◆ **Data segment**
§ §
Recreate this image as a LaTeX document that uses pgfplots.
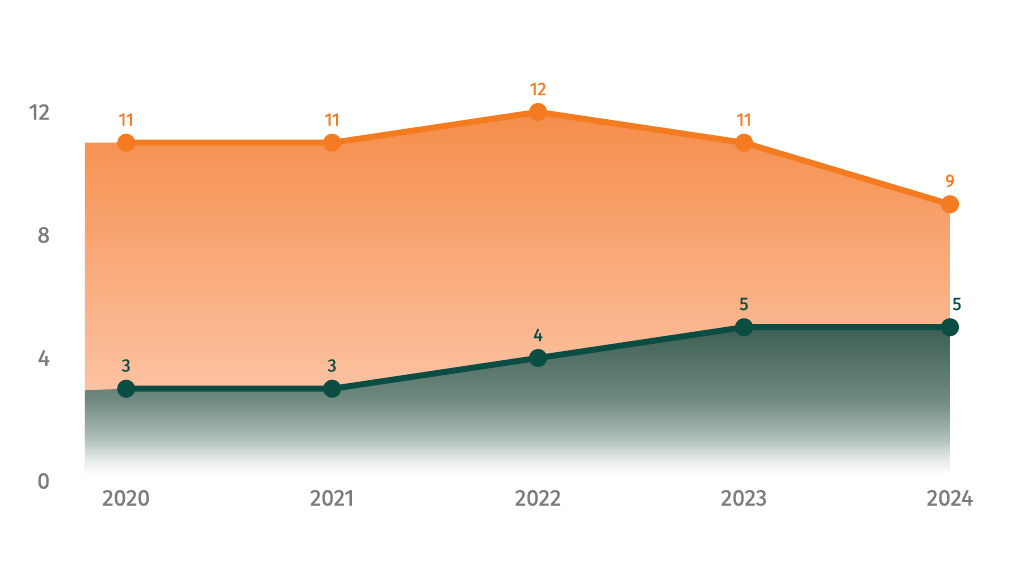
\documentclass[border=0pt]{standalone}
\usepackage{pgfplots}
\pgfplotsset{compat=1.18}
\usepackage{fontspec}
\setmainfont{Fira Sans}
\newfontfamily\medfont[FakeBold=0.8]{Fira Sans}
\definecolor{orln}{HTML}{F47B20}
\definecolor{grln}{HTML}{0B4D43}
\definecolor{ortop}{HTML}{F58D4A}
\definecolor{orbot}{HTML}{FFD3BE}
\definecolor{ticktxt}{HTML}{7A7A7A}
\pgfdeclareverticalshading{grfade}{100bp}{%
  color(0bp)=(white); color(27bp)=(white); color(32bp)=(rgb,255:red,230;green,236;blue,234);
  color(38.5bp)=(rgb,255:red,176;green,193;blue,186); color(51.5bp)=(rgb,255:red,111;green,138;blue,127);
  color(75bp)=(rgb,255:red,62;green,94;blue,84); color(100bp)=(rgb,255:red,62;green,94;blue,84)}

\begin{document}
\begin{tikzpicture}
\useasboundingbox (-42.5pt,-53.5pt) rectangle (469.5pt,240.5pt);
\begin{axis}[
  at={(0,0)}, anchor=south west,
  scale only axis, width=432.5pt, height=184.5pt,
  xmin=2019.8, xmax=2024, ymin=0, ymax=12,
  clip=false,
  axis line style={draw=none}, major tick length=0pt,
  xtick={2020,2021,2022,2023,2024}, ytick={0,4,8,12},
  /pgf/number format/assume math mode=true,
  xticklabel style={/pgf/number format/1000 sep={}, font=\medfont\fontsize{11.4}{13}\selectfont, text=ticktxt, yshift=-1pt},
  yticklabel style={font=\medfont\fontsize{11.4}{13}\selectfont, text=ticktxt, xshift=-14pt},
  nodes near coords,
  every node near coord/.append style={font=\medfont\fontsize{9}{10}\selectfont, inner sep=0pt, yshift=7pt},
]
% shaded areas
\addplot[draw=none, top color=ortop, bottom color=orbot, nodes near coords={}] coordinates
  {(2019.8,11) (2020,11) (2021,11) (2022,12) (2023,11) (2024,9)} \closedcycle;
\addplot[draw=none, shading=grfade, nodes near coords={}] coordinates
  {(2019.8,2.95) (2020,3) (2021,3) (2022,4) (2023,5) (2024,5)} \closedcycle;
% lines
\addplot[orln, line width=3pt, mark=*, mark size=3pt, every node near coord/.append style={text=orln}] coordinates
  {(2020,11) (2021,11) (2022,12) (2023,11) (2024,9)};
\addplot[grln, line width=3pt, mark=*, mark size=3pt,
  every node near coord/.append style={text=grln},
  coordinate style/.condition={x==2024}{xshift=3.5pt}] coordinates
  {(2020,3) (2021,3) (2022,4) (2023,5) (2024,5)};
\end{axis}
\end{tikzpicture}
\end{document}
§ §
◆ **What this task involves**
Omit the pictures, then output the rest of the listing exactly.

◆ **Task result**
Recreate this image as a LaTeX document that uses pgfplots.
\documentclass[border=0pt]{standalone}
\usepackage{pgfplots}
\pgfplotsset{compat=1.18}
\usepackage{fontspec}
\setmainfont{Fira Sans}
\newfontfamily\medfont[FakeBold=0.8]{Fira Sans}
\definecolor{orln}{HTML}{F47B20}
\definecolor{grln}{HTML}{0B4D43}
\definecolor{ortop}{HTML}{F58D4A}
\definecolor{orbot}{HTML}{FFD3BE}
\definecolor{ticktxt}{HTML}{7A7A7A}
\pgfdeclareverticalshading{grfade}{100bp}{%
  color(0bp)=(white); color(27bp)=(white); color(32bp)=(rgb,255:red,230;green,236;blue,234);
  color(38.5bp)=(rgb,255:red,176;green,193;blue,186); color(51.5bp)=(rgb,255:red,111;green,138;blue,127);
  color(75bp)=(rgb,255:red,62;green,94;blue,84); color(100bp)=(rgb,255:red,62;green,94;blue,84)}

\begin{document}
\begin{tikzpicture}
\useasboundingbox (-42.5pt,-53.5pt) rectangle (469.5pt,240.5pt);
\begin{axis}[
  at={(0,0)}, anchor=south west,
  scale only axis, width=432.5pt, height=184.5pt,
  xmin=2019.8, xmax=2024, ymin=0, ymax=12,
  clip=false,
  axis line style={draw=none}, major tick length=0pt,
  xtick={2020,2021,2022,2023,2024}, ytick={0,4,8,12},
  /pgf/number format/assume math mode=true,
  xticklabel style={/pgf/number format/1000 sep={}, font=\medfont\fontsize{11.4}{13}\selectfont, text=ticktxt, yshift=-1pt},
  yticklabel style={font=\medfont\fontsize{11.4}{13}\selectfont, text=ticktxt, xshift=-14pt},
  nodes near coords,
  every node near coord/.append style={font=\medfont\fontsize{9}{10}\selectfont, inner sep=0pt, yshift=7pt},
]
% shaded areas
\addplot[draw=none, top color=ortop, bottom color=orbot, nodes near coords={}] coordinates
  {(2019.8,11) (2020,11) (2021,11) (2022,12) (2023,11) (2024,9)} \closedcycle;
\addplot[draw=none, shading=grfade, nodes near coords={}] coordinates
  {(2019.8,2.95) (2020,3) (2021,3) (2022,4) (2023,5) (2024,5)} \closedcycle;
% lines
\addplot[orln, line width=3pt, mark=*, mark size=3pt, every node near coord/.append style={text=orln}] coordinates
  {(2020,11) (2021,11) (2022,12) (2023,11) (2024,9)};
\addplot[grln, line width=3pt, mark=*, mark size=3pt,
  every node near coord/.append style={text=grln},
  coordinate style/.condition={x==2024}{xshift=3.5pt}] coordinates
  {(2020,3) (2021,3) (2022,4) (2023,5) (2024,5)};
\end{axis}
\end{tikzpicture}
\end{document}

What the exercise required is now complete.